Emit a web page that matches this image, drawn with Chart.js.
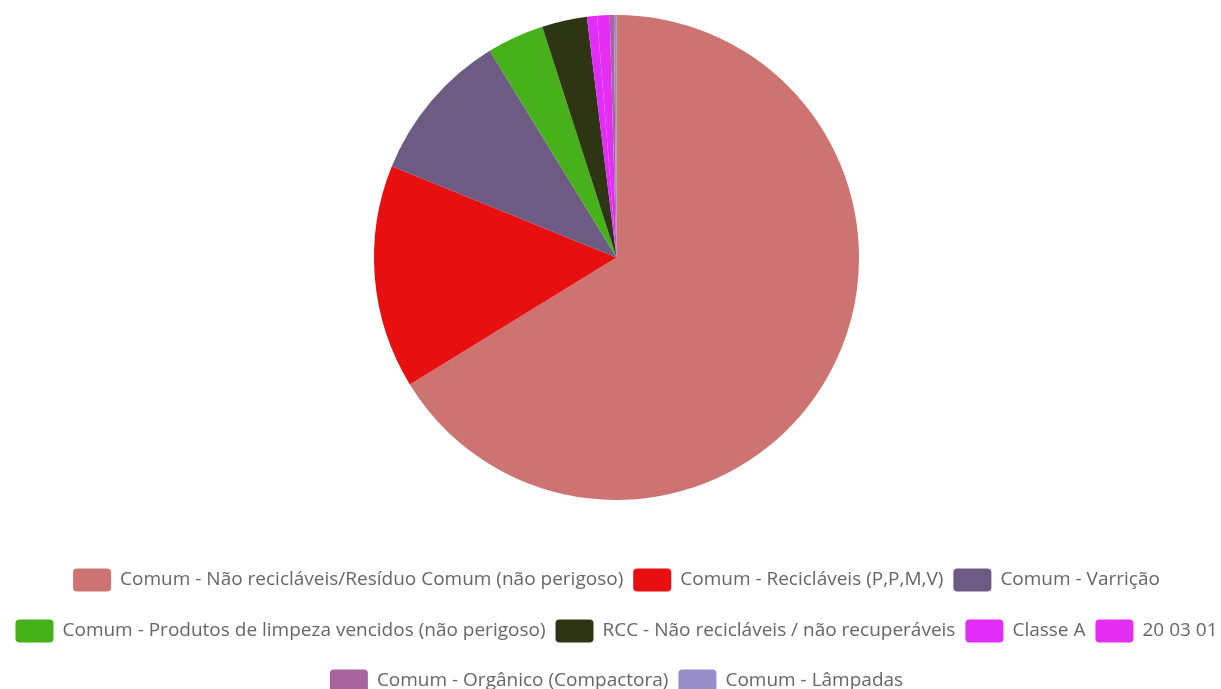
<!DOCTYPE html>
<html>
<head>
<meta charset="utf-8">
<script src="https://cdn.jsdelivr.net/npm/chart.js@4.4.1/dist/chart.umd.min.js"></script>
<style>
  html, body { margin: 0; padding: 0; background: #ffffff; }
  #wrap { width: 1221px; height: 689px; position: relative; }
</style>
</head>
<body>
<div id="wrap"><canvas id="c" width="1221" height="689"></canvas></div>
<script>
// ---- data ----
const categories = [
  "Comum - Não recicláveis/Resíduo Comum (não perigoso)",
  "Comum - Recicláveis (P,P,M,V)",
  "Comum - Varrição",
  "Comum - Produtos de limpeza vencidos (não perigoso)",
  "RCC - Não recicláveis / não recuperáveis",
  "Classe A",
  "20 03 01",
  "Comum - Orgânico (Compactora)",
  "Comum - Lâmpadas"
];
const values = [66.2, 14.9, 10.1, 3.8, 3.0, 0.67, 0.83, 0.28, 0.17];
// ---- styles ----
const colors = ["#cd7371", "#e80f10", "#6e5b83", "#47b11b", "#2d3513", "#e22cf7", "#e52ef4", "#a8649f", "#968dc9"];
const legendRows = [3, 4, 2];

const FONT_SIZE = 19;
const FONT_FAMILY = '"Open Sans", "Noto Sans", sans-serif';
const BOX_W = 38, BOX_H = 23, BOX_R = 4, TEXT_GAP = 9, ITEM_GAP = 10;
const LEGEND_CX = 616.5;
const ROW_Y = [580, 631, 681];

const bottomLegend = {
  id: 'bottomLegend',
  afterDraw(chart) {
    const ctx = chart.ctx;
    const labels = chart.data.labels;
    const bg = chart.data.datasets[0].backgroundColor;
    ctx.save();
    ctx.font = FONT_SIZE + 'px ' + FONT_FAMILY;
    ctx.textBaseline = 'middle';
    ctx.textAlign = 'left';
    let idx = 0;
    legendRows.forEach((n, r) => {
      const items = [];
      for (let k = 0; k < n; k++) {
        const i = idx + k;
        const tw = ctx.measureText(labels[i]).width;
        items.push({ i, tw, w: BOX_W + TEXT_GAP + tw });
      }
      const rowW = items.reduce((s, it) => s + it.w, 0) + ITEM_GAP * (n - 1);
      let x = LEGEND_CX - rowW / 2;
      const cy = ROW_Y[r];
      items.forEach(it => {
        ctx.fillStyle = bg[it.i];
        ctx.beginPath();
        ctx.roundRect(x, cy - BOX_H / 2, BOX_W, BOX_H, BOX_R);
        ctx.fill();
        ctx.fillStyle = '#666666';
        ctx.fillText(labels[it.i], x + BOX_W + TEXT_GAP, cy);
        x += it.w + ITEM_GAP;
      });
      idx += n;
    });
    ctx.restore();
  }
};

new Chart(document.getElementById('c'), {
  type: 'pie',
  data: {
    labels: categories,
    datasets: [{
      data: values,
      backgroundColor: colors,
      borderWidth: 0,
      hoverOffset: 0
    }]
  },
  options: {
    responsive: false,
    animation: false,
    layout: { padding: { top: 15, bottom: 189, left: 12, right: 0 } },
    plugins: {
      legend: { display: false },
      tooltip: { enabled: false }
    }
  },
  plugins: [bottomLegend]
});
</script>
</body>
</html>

********************

Written task: Return nothing but the lines running from the start of the data to the line with "const ROW_Y = [580, 631, 681];", please, both ends included and no pictures.

Exercise solution:
Emit a web page that matches this image, drawn with Chart.js.
<!DOCTYPE html>
<html>
<head>
<meta charset="utf-8">
<script src="https://cdn.jsdelivr.net/npm/chart.js@4.4.1/dist/chart.umd.min.js"></script>
<style>
  html, body { margin: 0; padding: 0; background: #ffffff; }
  #wrap { width: 1221px; height: 689px; position: relative; }
</style>
</head>
<body>
<div id="wrap"><canvas id="c" width="1221" height="689"></canvas></div>
<script>
// ---- data ----
const categories = [
  "Comum - Não recicláveis/Resíduo Comum (não perigoso)",
  "Comum - Recicláveis (P,P,M,V)",
  "Comum - Varrição",
  "Comum - Produtos de limpeza vencidos (não perigoso)",
  "RCC - Não recicláveis / não recuperáveis",
  "Classe A",
  "20 03 01",
  "Comum - Orgânico (Compactora)",
  "Comum - Lâmpadas"
];
const values = [66.2, 14.9, 10.1, 3.8, 3.0, 0.67, 0.83, 0.28, 0.17];
// ---- styles ----
const colors = ["#cd7371", "#e80f10", "#6e5b83", "#47b11b", "#2d3513", "#e22cf7", "#e52ef4", "#a8649f", "#968dc9"];
const legendRows = [3, 4, 2];

const FONT_SIZE = 19;
const FONT_FAMILY = '"Open Sans", "Noto Sans", sans-serif';
const BOX_W = 38, BOX_H = 23, BOX_R = 4, TEXT_GAP = 9, ITEM_GAP = 10;
const LEGEND_CX = 616.5;
const ROW_Y = [580, 631, 681];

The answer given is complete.